This presents a challenge because we don’t have any additional information on
the returned drives—were they dead-on-arrival, did they stop working over
time, or was there simply an incompatibility that prevented the customer from
using the [device]? ... If online purchases account for the majority of hard
drives sold, poor packaging and carrier mishandling can have a real effect on
return rates. Furthermore, we also have no way of normalizing how customers
used these drives. The large variance in hard drive return rates [between data
sets] underlines this problem.
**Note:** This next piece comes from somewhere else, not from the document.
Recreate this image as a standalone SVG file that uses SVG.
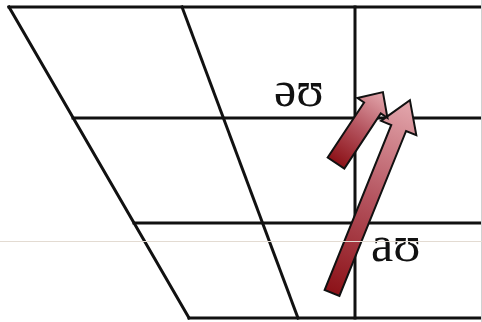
<svg xmlns="http://www.w3.org/2000/svg" width="482" height="322" viewBox="0 0 482 322">
  <style>
    .grid { stroke: #111; stroke-width: 3; fill: none; stroke-linecap: square; }
    .arrow { stroke: #111; stroke-width: 2; stroke-linejoin: miter; fill: url(#arrowGrad); }
    .label { font-family: "Liberation Serif", "DejaVu Serif", serif; font-size: 50px; fill: #111; }
  </style>
  <defs>
    <linearGradient id="arrowGrad" x1="0" y1="0" x2="1" y2="0">
      <stop offset="0" stop-color="#8c1218"/>
      <stop offset="0.5" stop-color="#b55560"/>
      <stop offset="1" stop-color="#e4a8ae"/>
    </linearGradient>
  </defs>
  <rect width="482" height="322" fill="#fff"/>
  <g id="grid">
    <line class="grid" x1="9" y1="7" x2="482" y2="7"/>
    <line class="grid" x1="73" y1="118" x2="482" y2="118"/>
    <line class="grid" x1="134" y1="223" x2="482" y2="223"/>
    <line class="grid" x1="189" y1="318" x2="482" y2="318"/>
    <line class="grid" x1="9" y1="7" x2="189" y2="318"/>
    <line class="grid" x1="182" y1="7" x2="298" y2="318"/>
    <line class="grid" x1="355" y1="7" x2="355" y2="318"/>
    <line x1="481.5" y1="0" x2="481.5" y2="322" stroke="#d0d0d0" stroke-width="1"/>
  </g>
  <g id="connectors">
    <path id="arrow-au" class="arrow" transform="translate(332,293) rotate(-68)" d="M0,-8 L178,-8 L178,-19 L208,0 L178,19 L178,8 L0,8 Z"/>
    <path id="arrow-schwa" class="arrow" transform="translate(336,163) rotate(-56.5)" d="M0,-10 L66,-10 L66,-18 L85,0 L66,18 L66,10 L0,10 Z"/>
  </g>
  <g id="label-schwa-u">
    <text class="label" x="274" y="106">əʊ</text>
  </g>
  <g id="label-a-u">
    <text class="label" x="371" y="261">aʊ</text>
  </g>
  <line x1="0" y1="241.5" x2="482" y2="241.5" stroke="#e3dbd2" stroke-width="1"/>
</svg>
For example, the Seagate Barracuda LP rises
from 2.1% to 4.1%, while the Western Digital Caviar Green WD10EARS drops from
2.4% to 1.2%..."[1]

In short, the available return-rate data is too noisy and inconsistent to be a
good proxy for failure rates.

[1] [http://www.tomshardware.com/reviews/ssd-reliability-
failure-...](http://www.tomshardware.com/reviews/ssd-reliability-failure-
rate,2923-3.html)

------
mrb
When Microsoft, Google, or some university publish analysis of hardware
failures across large numbers of machines, they always anonymize hardware
vendors ("vendor A", "vendor B").

I understand the reasons (not alienating your hardware vendors), but will
there ever be a research group who will disclose vendor names? Heck, I would
_pay_ for this information.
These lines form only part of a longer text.